Stated goal: Copy out the data exactly, leaving the pictures behind.

Data segment:
----
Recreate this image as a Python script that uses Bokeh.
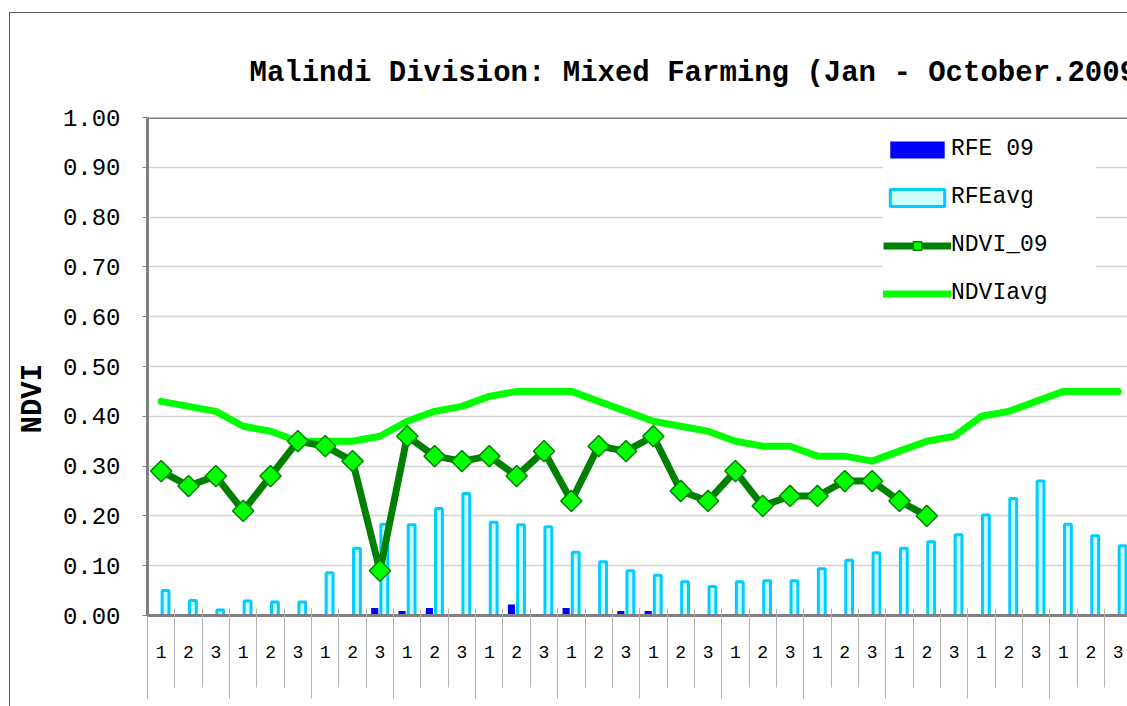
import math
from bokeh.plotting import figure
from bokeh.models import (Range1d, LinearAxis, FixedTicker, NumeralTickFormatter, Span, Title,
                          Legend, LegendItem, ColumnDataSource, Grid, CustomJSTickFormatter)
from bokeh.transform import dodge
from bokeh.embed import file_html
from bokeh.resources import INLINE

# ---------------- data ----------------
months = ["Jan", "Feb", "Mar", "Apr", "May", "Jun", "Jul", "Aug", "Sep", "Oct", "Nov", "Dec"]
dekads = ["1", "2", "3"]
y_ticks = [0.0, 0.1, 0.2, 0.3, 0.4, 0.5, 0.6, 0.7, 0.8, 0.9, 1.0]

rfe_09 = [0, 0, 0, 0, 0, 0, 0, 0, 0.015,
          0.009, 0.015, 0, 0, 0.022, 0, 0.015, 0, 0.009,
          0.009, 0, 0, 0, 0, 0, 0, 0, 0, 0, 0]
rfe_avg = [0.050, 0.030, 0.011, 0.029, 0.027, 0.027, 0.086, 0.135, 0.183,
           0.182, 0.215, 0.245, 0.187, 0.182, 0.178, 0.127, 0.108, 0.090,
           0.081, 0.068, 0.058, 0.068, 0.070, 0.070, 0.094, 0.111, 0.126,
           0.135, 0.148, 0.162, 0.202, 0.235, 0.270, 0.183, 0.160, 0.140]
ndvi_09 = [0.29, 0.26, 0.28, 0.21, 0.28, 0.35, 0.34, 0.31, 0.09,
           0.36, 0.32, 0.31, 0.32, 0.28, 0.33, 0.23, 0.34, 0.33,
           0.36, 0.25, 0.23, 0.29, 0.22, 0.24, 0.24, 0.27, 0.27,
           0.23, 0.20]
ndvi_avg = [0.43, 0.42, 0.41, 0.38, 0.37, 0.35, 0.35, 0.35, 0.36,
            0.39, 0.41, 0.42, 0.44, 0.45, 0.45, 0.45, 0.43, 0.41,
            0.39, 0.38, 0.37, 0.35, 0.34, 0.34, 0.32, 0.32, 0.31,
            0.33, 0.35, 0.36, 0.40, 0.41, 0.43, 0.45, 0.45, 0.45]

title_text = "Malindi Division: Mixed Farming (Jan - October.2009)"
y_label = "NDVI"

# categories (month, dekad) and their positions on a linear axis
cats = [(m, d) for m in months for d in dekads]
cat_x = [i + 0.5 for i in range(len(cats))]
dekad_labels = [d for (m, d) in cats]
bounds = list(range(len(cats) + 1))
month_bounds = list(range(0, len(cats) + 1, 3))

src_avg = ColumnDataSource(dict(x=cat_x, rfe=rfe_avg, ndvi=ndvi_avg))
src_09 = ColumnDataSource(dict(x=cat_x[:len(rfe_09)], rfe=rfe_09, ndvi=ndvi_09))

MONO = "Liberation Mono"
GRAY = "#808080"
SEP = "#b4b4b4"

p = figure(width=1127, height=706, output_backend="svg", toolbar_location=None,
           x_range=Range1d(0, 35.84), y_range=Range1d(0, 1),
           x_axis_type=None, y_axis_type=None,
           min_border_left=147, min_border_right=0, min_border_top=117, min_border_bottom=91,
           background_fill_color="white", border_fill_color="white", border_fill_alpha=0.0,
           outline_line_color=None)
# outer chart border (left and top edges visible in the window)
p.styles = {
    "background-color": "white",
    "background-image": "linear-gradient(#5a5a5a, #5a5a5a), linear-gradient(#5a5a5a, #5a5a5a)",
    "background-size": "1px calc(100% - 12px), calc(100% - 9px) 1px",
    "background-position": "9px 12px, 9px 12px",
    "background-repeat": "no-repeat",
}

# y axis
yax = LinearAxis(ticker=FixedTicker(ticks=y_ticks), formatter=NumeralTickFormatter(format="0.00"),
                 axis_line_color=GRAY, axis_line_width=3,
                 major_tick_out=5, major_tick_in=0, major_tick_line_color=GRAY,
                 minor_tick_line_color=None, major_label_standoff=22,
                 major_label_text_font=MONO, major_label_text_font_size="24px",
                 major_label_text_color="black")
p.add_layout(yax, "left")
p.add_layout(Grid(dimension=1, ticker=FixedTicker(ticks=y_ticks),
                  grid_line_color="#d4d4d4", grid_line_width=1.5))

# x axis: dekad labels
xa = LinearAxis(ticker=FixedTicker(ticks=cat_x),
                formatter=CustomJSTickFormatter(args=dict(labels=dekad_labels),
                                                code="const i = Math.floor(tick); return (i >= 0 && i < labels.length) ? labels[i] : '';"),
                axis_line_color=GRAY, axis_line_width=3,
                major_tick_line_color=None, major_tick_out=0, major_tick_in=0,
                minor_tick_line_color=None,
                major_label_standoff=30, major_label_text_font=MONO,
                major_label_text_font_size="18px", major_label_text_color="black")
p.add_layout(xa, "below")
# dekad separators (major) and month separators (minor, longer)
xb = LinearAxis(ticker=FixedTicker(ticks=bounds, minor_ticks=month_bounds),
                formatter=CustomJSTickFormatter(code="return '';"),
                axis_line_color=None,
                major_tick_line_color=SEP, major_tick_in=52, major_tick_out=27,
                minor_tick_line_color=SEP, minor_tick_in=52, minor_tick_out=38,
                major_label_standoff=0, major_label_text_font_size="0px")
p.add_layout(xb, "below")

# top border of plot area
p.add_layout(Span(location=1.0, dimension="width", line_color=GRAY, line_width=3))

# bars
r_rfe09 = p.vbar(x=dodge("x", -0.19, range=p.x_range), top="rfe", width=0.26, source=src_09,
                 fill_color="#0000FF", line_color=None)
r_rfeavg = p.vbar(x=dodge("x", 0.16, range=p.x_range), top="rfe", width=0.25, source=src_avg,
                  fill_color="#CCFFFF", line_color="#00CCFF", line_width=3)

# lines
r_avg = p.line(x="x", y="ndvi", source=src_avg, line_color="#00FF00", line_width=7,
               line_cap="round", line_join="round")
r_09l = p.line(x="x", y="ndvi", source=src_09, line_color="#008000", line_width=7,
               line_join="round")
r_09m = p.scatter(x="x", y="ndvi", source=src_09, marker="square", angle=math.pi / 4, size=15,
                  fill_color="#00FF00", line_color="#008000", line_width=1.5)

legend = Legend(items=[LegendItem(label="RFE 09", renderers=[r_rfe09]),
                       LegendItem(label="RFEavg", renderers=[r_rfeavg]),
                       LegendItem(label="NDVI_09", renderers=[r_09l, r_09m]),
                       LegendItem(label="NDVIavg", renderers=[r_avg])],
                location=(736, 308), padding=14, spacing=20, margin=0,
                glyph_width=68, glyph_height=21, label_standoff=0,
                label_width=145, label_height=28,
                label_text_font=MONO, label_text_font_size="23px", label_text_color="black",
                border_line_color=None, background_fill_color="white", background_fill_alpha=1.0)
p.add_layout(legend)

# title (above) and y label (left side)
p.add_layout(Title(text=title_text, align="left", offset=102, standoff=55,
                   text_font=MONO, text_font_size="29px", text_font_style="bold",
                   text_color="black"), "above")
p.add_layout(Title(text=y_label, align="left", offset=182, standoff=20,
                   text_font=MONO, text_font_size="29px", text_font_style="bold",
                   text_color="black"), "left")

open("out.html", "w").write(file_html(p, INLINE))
----
Task answer:
Recreate this image as a Python script that uses Bokeh.
import math
from bokeh.plotting import figure
from bokeh.models import (Range1d, LinearAxis, FixedTicker, NumeralTickFormatter, Span, Title,
                          Legend, LegendItem, ColumnDataSource, Grid, CustomJSTickFormatter)
from bokeh.transform import dodge
from bokeh.embed import file_html
from bokeh.resources import INLINE

# ---------------- data ----------------
months = ["Jan", "Feb", "Mar", "Apr", "May", "Jun", "Jul", "Aug", "Sep", "Oct", "Nov", "Dec"]
dekads = ["1", "2", "3"]
y_ticks = [0.0, 0.1, 0.2, 0.3, 0.4, 0.5, 0.6, 0.7, 0.8, 0.9, 1.0]

rfe_09 = [0, 0, 0, 0, 0, 0, 0, 0, 0.015,
          0.009, 0.015, 0, 0, 0.022, 0, 0.015, 0, 0.009,
          0.009, 0, 0, 0, 0, 0, 0, 0, 0, 0, 0]
rfe_avg = [0.050, 0.030, 0.011, 0.029, 0.027, 0.027, 0.086, 0.135, 0.183,
           0.182, 0.215, 0.245, 0.187, 0.182, 0.178, 0.127, 0.108, 0.090,
           0.081, 0.068, 0.058, 0.068, 0.070, 0.070, 0.094, 0.111, 0.126,
           0.135, 0.148, 0.162, 0.202, 0.235, 0.270, 0.183, 0.160, 0.140]
ndvi_09 = [0.29, 0.26, 0.28, 0.21, 0.28, 0.35, 0.34, 0.31, 0.09,
           0.36, 0.32, 0.31, 0.32, 0.28, 0.33, 0.23, 0.34, 0.33,
           0.36, 0.25, 0.23, 0.29, 0.22, 0.24, 0.24, 0.27, 0.27,
           0.23, 0.20]
ndvi_avg = [0.43, 0.42, 0.41, 0.38, 0.37, 0.35, 0.35, 0.35, 0.36,
            0.39, 0.41, 0.42, 0.44, 0.45, 0.45, 0.45, 0.43, 0.41,
            0.39, 0.38, 0.37, 0.35, 0.34, 0.34, 0.32, 0.32, 0.31,
            0.33, 0.35, 0.36, 0.40, 0.41, 0.43, 0.45, 0.45, 0.45]

title_text = "Malindi Division: Mixed Farming (Jan - October.2009)"
y_label = "NDVI"

# categories (month, dekad) and their positions on a linear axis
cats = [(m, d) for m in months for d in dekads]
cat_x = [i + 0.5 for i in range(len(cats))]
dekad_labels = [d for (m, d) in cats]
bounds = list(range(len(cats) + 1))
month_bounds = list(range(0, len(cats) + 1, 3))

src_avg = ColumnDataSource(dict(x=cat_x, rfe=rfe_avg, ndvi=ndvi_avg))
src_09 = ColumnDataSource(dict(x=cat_x[:len(rfe_09)], rfe=rfe_09, ndvi=ndvi_09))

MONO = "Liberation Mono"
GRAY = "#808080"
SEP = "#b4b4b4"

p = figure(width=1127, height=706, output_backend="svg", toolbar_location=None,
           x_range=Range1d(0, 35.84), y_range=Range1d(0, 1),
           x_axis_type=None, y_axis_type=None,
           min_border_left=147, min_border_right=0, min_border_top=117, min_border_bottom=91,
           background_fill_color="white", border_fill_color="white", border_fill_alpha=0.0,
           outline_line_color=None)
# outer chart border (left and top edges visible in the window)
p.styles = {
    "background-color": "white",
    "background-image": "linear-gradient(#5a5a5a, #5a5a5a), linear-gradient(#5a5a5a, #5a5a5a)",
    "background-size": "1px calc(100% - 12px), calc(100% - 9px) 1px",
    "background-position": "9px 12px, 9px 12px",
    "background-repeat": "no-repeat",
}

# y axis
yax = LinearAxis(ticker=FixedTicker(ticks=y_ticks), formatter=NumeralTickFormatter(format="0.00"),
                 axis_line_color=GRAY, axis_line_width=3,
                 major_tick_out=5, major_tick_in=0, major_tick_line_color=GRAY,
                 minor_tick_line_color=None, major_label_standoff=22,
                 major_label_text_font=MONO, major_label_text_font_size="24px",
                 major_label_text_color="black")
p.add_layout(yax, "left")
p.add_layout(Grid(dimension=1, ticker=FixedTicker(ticks=y_ticks),
                  grid_line_color="#d4d4d4", grid_line_width=1.5))

# x axis: dekad labels
xa = LinearAxis(ticker=FixedTicker(ticks=cat_x),
                formatter=CustomJSTickFormatter(args=dict(labels=dekad_labels),
                                                code="const i = Math.floor(tick); return (i >= 0 && i < labels.length) ? labels[i] : '';"),
                axis_line_color=GRAY, axis_line_width=3,
                major_tick_line_color=None, major_tick_out=0, major_tick_in=0,
                minor_tick_line_color=None,
                major_label_standoff=30, major_label_text_font=MONO,
                major_label_text_font_size="18px", major_label_text_color="black")
p.add_layout(xa, "below")
# dekad separators (major) and month separators (minor, longer)
xb = LinearAxis(ticker=FixedTicker(ticks=bounds, minor_ticks=month_bounds),
                formatter=CustomJSTickFormatter(code="return '';"),
                axis_line_color=None,
                major_tick_line_color=SEP, major_tick_in=52, major_tick_out=27,
                minor_tick_line_color=SEP, minor_tick_in=52, minor_tick_out=38,
                major_label_standoff=0, major_label_text_font_size="0px")
p.add_layout(xb, "below")

# top border of plot area
p.add_layout(Span(location=1.0, dimension="width", line_color=GRAY, line_width=3))

# bars
r_rfe09 = p.vbar(x=dodge("x", -0.19, range=p.x_range), top="rfe", width=0.26, source=src_09,
                 fill_color="#0000FF", line_color=None)
r_rfeavg = p.vbar(x=dodge("x", 0.16, range=p.x_range), top="rfe", width=0.25, source=src_avg,
                  fill_color="#CCFFFF", line_color="#00CCFF", line_width=3)

# lines
r_avg = p.line(x="x", y="ndvi", source=src_avg, line_color="#00FF00", line_width=7,
               line_cap="round", line_join="round")
r_09l = p.line(x="x", y="ndvi", source=src_09, line_color="#008000", line_width=7,
               line_join="round")
r_09m = p.scatter(x="x", y="ndvi", source=src_09, marker="square", angle=math.pi / 4, size=15,
                  fill_color="#00FF00", line_color="#008000", line_width=1.5)

legend = Legend(items=[LegendItem(label="RFE 09", renderers=[r_rfe09]),
                       LegendItem(label="RFEavg", renderers=[r_rfeavg]),
                       LegendItem(label="NDVI_09", renderers=[r_09l, r_09m]),
                       LegendItem(label="NDVIavg", renderers=[r_avg])],
                location=(736, 308), padding=14, spacing=20, margin=0,
                glyph_width=68, glyph_height=21, label_standoff=0,
                label_width=145, label_height=28,
                label_text_font=MONO, label_text_font_size="23px", label_text_color="black",
                border_line_color=None, background_fill_color="white", background_fill_alpha=1.0)
p.add_layout(legend)

# title (above) and y label (left side)
p.add_layout(Title(text=title_text, align="left", offset=102, standoff=55,
                   text_font=MONO, text_font_size="29px", text_font_style="bold",
                   text_color="black"), "above")
p.add_layout(Title(text=y_label, align="left", offset=182, standoff=20,
                   text_font=MONO, text_font_size="29px", text_font_style="bold",
                   text_color="black"), "left")

open("out.html", "w").write(file_html(p, INLINE))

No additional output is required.